With a substantial inventory of unsold units, the firm stopped production. Consideration was given to halting the product. To avoid this result the firm calculated its inventory valuation by falsely assuming that the component parts in the manufacturing process would be built into completed units, a misrepresentation made to the auditors. Logitech also misrepresented the amount of write-down to be taken on finished goods in inventory – a key problem with the product was its high price compared to competitors. Mr. Bardman, a participant in these actions, then certified the 2011 financial statements furnished to the auditors and the public.

The Order alleges violations of Exchange Act Sections 10(b), 13(a), 13(b)(2)(A), 13(b)(2)(B) and 13(b)(5). To resolve the proceeding the company consented to the entry of a cease and desist order based on each of the Sections cited in the Order except Section 13(b)(5). The company also agreed to pay a $7.5 million fine. Mr. Doktorczyk consented to the entry of a cease and desist order based on each Section cited in the Order except Section 10(b). He also agreed to pay a civil penalty of $50,000. Ms. Bolles consented to the entry of a cease and desist order based on the same sections as Mr. Doktorczyk, excluding Section 13(b)(5). She agreed to pay a penalty of $25,000.

The complaint against Mr. Bardman and Ms. Wolf alleges violations of Securities Act Section 17(a) and Exchange Act Sections 10(b), 13(a), 13(b)(2)(A), 13(b)(2)(B) and 13(b)(5) and for reimbursement under SOX Section 304(a). The case is pending.

The second action centered on Ener1, Inc., a firm whose shares at one time were listed on the NASDAQ Stock Market, LLC. It designed, manufactured and developed lithium ion batteries for transportation, grid energy, and consumer products. In the Matter of Ener1, Inc., Adm. Proc. File No. 3-17213 (April 19, 2016). The Order names as Respondents, in addition to the firm, three executives: Charles L. Gassenheimer, CEO; Jeffrey A. Seidel, CFO; and Robert R. Kamischke, CAO.

In 2010 one of Ener1’s largest customers was Think, a manufacturer of electric cars. Ener1 held the voting rights to almost 50% of Think’s equity. Indeed, its Form 10K for the year ended December 31, 2010 the firm reported an investment in Think of $58.6 million. That represented about 15% of Ener1’s total assets. The investment was carried at cost on the balance sheet. It was not impaired despite the fact that Think could not pay its creditors and after year end, but before the issuance of the Form 10-K, the company which manufactured cars for Think halted production.

Ener1 also failed to conduct an impairment analysis of loans and accounts receivable from Think.
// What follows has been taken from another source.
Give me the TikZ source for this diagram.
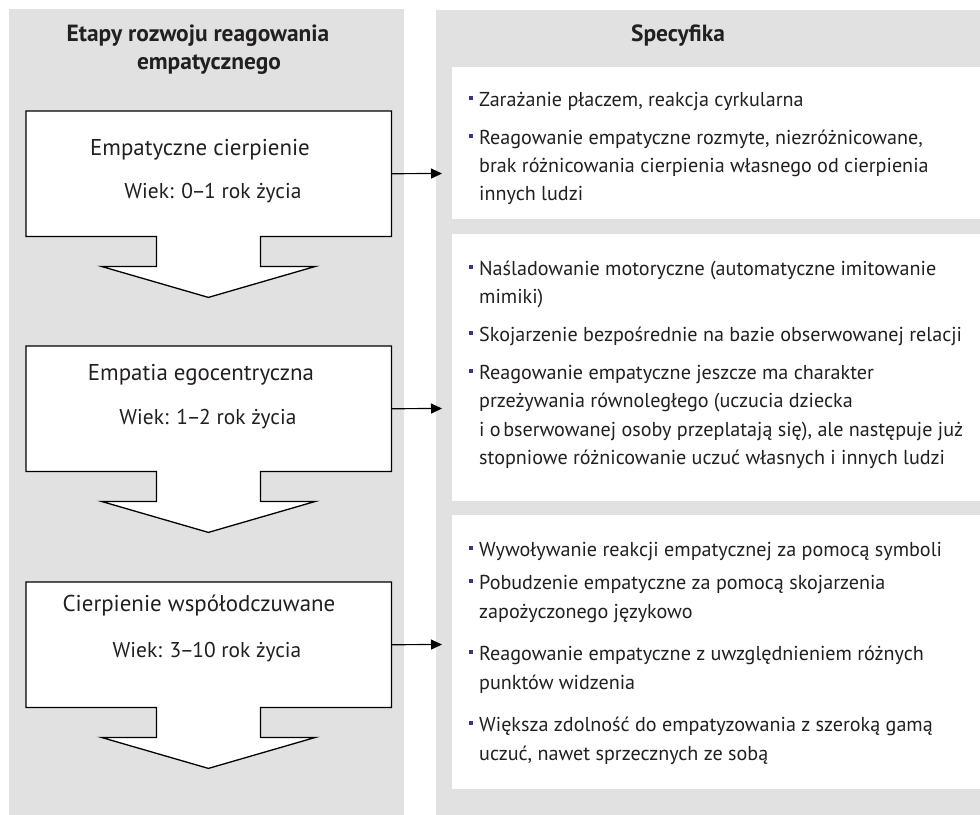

In its Form 10-K for 2010 Ener1 reported that its loans receivable from Think were $14 million. That represented 3.5% of the firm’s assets. The loans were not impaired. In fact the firm did not conduct any meaningful analysis of the question.

The same Form 10-K also reported that Ener1 had receivables from Think of $13.6 million of which about $8.5 million were past due. This represented 3.4% of Ener1’s assets. Again the asset was not impaired.

Finally, in the 2010 Form 10-K Ener1 recognized $18.8 million in revenue from Think. The revenue was from the shipment of batteries to the company. While Ener1 did not have any formal written revenue recognition policy, no analysis for sufficient reasonable assurance of collectability was made. This resulted in the overstatement by 14% of its revenue. Overall, the firm had numerous deficiencies in its system of internal accounting controls. The Order alleges violations of Securities Act Section 17(a)(2) and (3) and Exchange Act Sections 13(a), 13(b)(2)(A) and 13(b)(2)(B).

To resolve the proceeding each Respondent consented to the entry of a cease and desist order based on the Sections cited in the Order. In addition, each individual Respondent agreed to pay a penalty of: Mr. Gassenheimer, $100,000; M r. Seidel, $50,000; and Mr. Kamischke, $30,000. See also In the Matter of Robert D. Hesselgesser, CPA, Adm. Proc. File No. 3-17214 (April 19, 2016)(proceeding against PWC audit engagement partner for the firm alleging violations of Rule 102(e)(1)(iv); resolved by denying Respondent the privilege of appearing and practicing before the Commission with the right to apply for readmission after two years).